When a Henry’s Foods customer orders a product that isn’t housed at the Alexandria warehouse, Eidsvold and his team process the order and send it over to the appropriate partner company. The product is then shipped to the Henry’s Foods facility and subsequently delivered to the customer in a timely manner.
“This is great for us and for our customers because although we may not carry a product in our warehouse, they still have easy access to it, and we can deliver in good time,” Eidsvold said. “We first introduced this in the grocery arena in early 2008, and then we added milk during the summer and produce in summer 2009.”
In terms of physical investments, the team at Henry’s Foods has recently expanded the space in its Alexandria warehouse. “We built a mezzanine in the cooler, which essentially doubled our picking slots.

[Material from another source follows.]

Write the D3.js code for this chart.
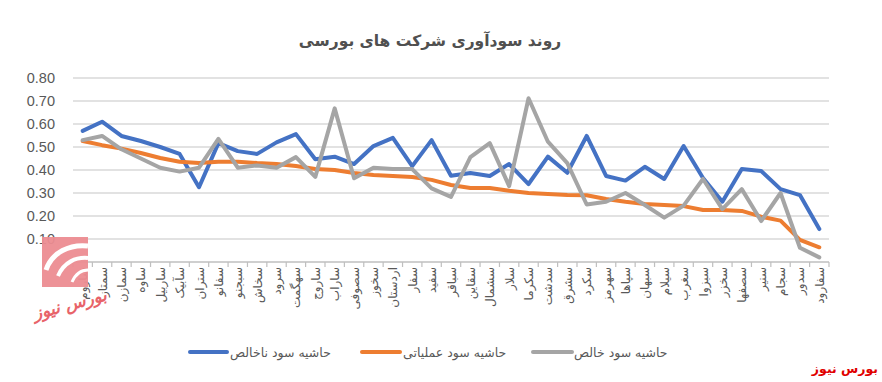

It was a fairly substantial investment, but it has turned out really well.”
In addition, the organization plans to build a kitchen/meeting room area in the coming months. The new area will allow Henry’s Foods to prepare food onsite and hold demonstrations for existing and prospective customers in the foodservice realm. It will also serve as an area where manufacturers can visit to present new items to Eidsvold and his team.
“Right now, our situation isn’t ideal. We don’t have an area like this, so once this is finished, it’ll be a great asset,” Eidsvold said, noting Henry’s Foods has also invested in IT in recent years.

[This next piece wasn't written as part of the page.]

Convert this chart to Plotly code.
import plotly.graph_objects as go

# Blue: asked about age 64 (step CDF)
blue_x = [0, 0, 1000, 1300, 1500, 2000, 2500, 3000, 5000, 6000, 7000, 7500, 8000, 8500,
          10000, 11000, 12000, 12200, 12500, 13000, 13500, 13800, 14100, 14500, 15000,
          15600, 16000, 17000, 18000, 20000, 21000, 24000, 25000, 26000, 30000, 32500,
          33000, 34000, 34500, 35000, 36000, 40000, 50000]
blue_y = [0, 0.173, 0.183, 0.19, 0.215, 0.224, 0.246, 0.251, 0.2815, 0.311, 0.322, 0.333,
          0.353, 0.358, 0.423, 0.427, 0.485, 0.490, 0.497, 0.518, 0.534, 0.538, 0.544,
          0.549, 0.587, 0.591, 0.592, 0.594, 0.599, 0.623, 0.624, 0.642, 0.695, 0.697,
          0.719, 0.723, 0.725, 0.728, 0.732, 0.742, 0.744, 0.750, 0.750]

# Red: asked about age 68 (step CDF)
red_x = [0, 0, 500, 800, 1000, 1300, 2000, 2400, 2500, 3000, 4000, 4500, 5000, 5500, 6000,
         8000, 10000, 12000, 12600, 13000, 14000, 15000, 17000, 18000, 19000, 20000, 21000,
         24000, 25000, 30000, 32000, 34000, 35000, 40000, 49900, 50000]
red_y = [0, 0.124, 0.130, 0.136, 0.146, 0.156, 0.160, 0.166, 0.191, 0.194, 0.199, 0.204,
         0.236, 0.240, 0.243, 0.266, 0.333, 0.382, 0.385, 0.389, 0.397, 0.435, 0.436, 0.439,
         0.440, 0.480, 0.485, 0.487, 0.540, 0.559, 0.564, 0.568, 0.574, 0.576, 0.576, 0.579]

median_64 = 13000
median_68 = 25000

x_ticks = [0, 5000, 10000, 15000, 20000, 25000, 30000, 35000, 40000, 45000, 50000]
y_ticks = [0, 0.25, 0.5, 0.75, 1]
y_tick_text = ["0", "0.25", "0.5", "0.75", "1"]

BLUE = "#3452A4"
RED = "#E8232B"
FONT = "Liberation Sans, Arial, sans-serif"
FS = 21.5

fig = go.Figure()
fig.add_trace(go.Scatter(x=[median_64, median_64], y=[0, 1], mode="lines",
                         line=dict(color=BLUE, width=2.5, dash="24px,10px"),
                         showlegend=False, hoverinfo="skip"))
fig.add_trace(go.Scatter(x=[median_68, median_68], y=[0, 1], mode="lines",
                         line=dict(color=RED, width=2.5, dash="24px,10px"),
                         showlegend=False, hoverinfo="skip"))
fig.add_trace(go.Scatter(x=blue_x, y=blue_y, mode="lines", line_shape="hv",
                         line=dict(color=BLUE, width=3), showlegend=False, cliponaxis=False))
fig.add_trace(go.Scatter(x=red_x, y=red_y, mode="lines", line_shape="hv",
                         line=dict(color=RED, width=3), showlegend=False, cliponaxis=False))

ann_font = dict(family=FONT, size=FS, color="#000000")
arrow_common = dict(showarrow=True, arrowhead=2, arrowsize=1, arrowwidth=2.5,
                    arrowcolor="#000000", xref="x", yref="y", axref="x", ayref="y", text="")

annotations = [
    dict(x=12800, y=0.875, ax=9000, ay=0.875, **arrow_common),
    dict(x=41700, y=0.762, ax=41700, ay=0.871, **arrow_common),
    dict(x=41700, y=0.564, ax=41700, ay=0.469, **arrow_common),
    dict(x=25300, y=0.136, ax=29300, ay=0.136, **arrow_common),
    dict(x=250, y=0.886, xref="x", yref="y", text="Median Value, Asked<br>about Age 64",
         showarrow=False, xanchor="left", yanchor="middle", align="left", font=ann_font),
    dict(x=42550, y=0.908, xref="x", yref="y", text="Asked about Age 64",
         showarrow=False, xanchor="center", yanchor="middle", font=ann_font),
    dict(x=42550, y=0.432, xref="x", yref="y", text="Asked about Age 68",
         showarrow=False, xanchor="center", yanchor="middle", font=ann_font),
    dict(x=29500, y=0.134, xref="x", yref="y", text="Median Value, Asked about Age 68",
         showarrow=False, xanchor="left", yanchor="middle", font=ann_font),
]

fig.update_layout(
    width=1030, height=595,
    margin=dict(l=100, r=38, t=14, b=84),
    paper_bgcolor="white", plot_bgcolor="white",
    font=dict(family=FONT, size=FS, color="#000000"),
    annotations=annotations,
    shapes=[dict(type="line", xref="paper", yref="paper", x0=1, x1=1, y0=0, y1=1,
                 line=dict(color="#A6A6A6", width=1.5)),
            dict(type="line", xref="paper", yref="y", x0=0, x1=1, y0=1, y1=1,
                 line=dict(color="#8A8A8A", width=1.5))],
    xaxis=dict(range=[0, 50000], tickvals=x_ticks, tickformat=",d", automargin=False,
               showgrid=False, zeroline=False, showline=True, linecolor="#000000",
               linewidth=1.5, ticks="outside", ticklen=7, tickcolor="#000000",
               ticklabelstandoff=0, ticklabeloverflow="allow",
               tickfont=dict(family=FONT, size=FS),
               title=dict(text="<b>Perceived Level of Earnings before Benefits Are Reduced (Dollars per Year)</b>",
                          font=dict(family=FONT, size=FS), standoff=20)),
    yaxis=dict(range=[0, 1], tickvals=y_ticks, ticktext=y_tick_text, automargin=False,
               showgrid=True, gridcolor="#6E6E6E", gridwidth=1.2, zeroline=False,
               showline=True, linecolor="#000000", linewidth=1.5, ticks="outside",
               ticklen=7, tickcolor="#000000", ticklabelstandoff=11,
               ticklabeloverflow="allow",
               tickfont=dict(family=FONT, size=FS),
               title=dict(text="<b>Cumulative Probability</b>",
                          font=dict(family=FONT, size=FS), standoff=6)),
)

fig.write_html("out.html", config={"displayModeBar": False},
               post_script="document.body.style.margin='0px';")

Among other things, the organization has introduced a handheld device that allows its grocery and convenience store customers easy access to specific product information. “In the past, we offered our customers a handheld unit that allowed them to scan items as they walked up and down the aisles of their stores, but that’s essentially all the devices did,” Eidsvold explained. “Now, we’ve invested in units that perform other actions.”
With the new technology, when a customer scans an item, he or she can see the date they last ordered it and its price, among other things. Customers can also use the units to design plan-o-grams and keep track of inventory, even for items they don’t purchase from Henry’s Foods.
“I think what sets us apart is the breadth of products we offer,” Eidsvold said. “Often, in small towns in rural Minnesota, there are only a handful of businesses in an area. There are only one or two convenience stores, bars, and cafés, and we are capable of going there and servicing all of those accounts. It makes delivery much more economical.”